:: AVAILABLE DATA

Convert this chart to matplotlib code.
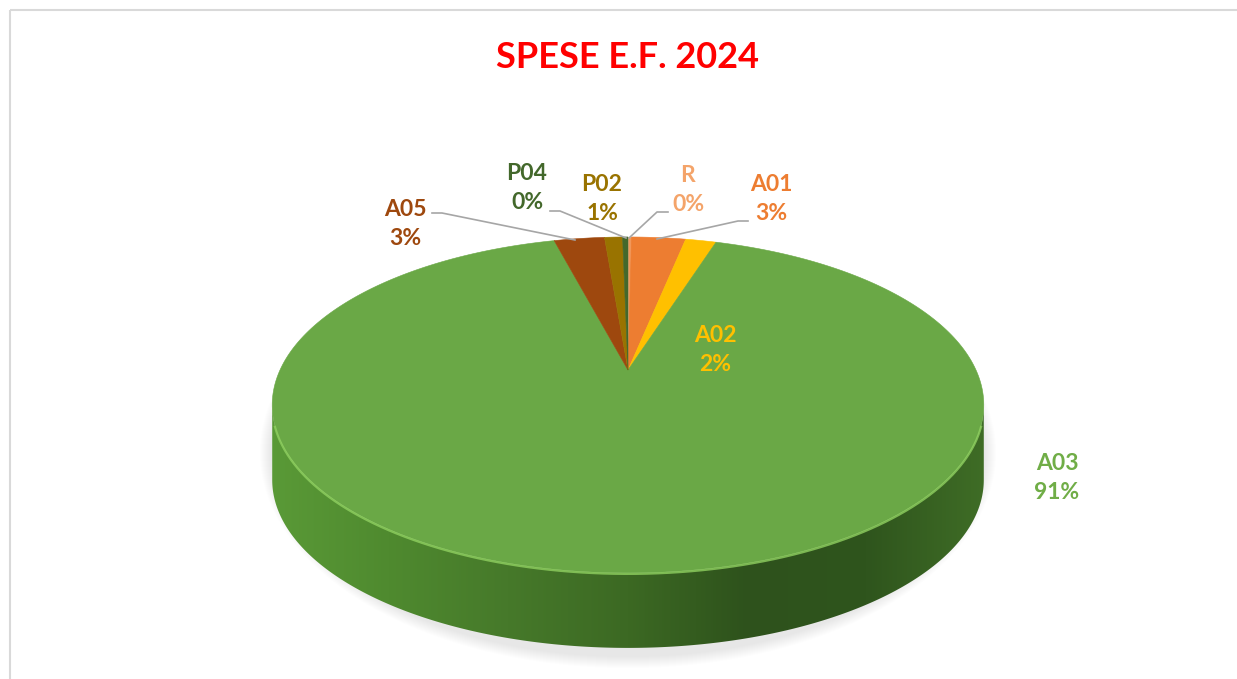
import numpy as np
import matplotlib.pyplot as plt
from matplotlib.patches import Polygon, Ellipse, Rectangle
from matplotlib.colors import LinearSegmentedColormap

# data (Excel order, clockwise from 12 o'clock)
labels = ["R", "A01", "A02", "A03", "A05", "P02", "P04"]
values = [0.2, 3.0, 1.7, 91.0, 2.8, 1.0, 0.3]
colors = ["#F1975A", "#ED7D31", "#FFC000", "#6AA846", "#9E480E", "#997300", "#43682B"]
text_colors = ["#F4A46A", "#ED7D31", "#FFC000", "#70AD47", "#9E480E", "#997300", "#43682B"]

plt.rcParams['font.family'] = ['Lato', 'DejaVu Sans']

fig = plt.figure(figsize=(12.37, 6.79), dpi=100)
ax = fig.add_axes([0, 0, 1, 1])
ax.set_xlim(0, 1237)
ax.set_ylim(679, 0)
ax.axis('off')

# chart border
ax.add_patch(Rectangle((10, 10), 1300, 700, fill=False, ec="#d9d9d9", lw=1.5))

# pie geometry in pixel space, simple perspective on a tilted disc
cx, cy = 628, 370     # centre of the disc (apex of the slices)
A, B, k = 348, 160.7, 0.208
depth = 75

def proj(t, dy=0):
    s = 1 + k * np.cos(t)
    return cx + A * np.sin(t) / s, cy - B * np.cos(t) / s + dy

# soft shadow
for i in range(12):
    ax.add_patch(Ellipse((cx, 405 + depth / 2 + 10), 2 * 356 + 24 - 2 * i, 2 * 168 + depth + 20 - 2 * i,
                         fc="#808080", ec="none", alpha=0.016, zorder=1))

# side band (visible front part)
t1 = np.arccos(-k)
t = np.linspace(t1, 2 * np.pi - t1, 300)
x1, y1 = proj(t)
x2, y2 = proj(t[::-1], depth)
side = Polygon(np.column_stack([np.r_[x1, x2], np.r_[y1, y2]]), closed=True,
               fc="none", ec="none", zorder=2)
ax.add_patch(side)
side_cmap = LinearSegmentedColormap.from_list(
    "side", ["#5a9a37", "#4f8a2f", "#46792a", "#3c6923", "#2e521c", "#2f551d", "#3f6d26"])
grad = np.linspace(0, 1, 256).reshape(1, -1)
im = ax.imshow(grad, cmap=side_cmap, extent=[cx - 360, cx + 360, 660, 390],
               aspect='auto', zorder=2)
im.set_clip_path(side)

# top face slices
fr = np.cumsum([0] + values) / sum(values)
for i, lab in enumerate(labels):
    tt = np.linspace(2 * np.pi * fr[i], 2 * np.pi * fr[i + 1], 300)
    xs, ys = proj(tt)
    pts = np.column_stack([np.r_[cx, xs], np.r_[cy, ys]])
    ax.add_patch(Polygon(pts, closed=True, fc=colors[i], ec=colors[i], lw=0.4, zorder=3))

# highlight along the front rim
th = np.linspace(t1 + 0.12, 2 * np.pi - t1 - 0.12, 200)
hx, hy = proj(th, 1)
ax.plot(hx, hy, color="#8fd060", lw=1.6, alpha=0.8, zorder=4)

# labels
pcts = [f"{round(v):.0f}%" for v in values]
lab_pos = {"R": (688, 190), "A01": (771, 199), "A02": (715, 350), "A03": (1057, 478),
           "A05": (405, 224), "P02": (602, 199), "P04": (527, 188)}
for i, lab in enumerate(labels):
    x, y = lab_pos[lab]
    ax.text(x, y, f"{lab}\n{pcts[i]}", ha="center", va="center", color=text_colors[i],
            fontsize=16.5, fontweight="bold", linespacing=1.45, zorder=6)

# leader lines
leaders = {
    "A05": [(432, 213), (442, 213), (575, 240)],
    "P04": [(550, 211), (560, 211), (626, 238)],
    "R": [(668, 212), (657, 212), (629, 238)],
    "A01": [(748, 221), (738, 221), (657, 239)],
}
for lab, pts in leaders.items():
    p = np.array(pts)
    ax.plot(p[:, 0], p[:, 1], color="#a6a6a6", lw=1.2, zorder=5)

ax.text(628, 58, "SPESE E.F. 2024", ha="center", va="center", color="#FF0000",
        fontsize=26, fontweight="bold")

fig.savefig("out.png", dpi=100)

::::

Give solely the number of lines in the data that contain the string "matplotlib".

ANSWER IN FULL
4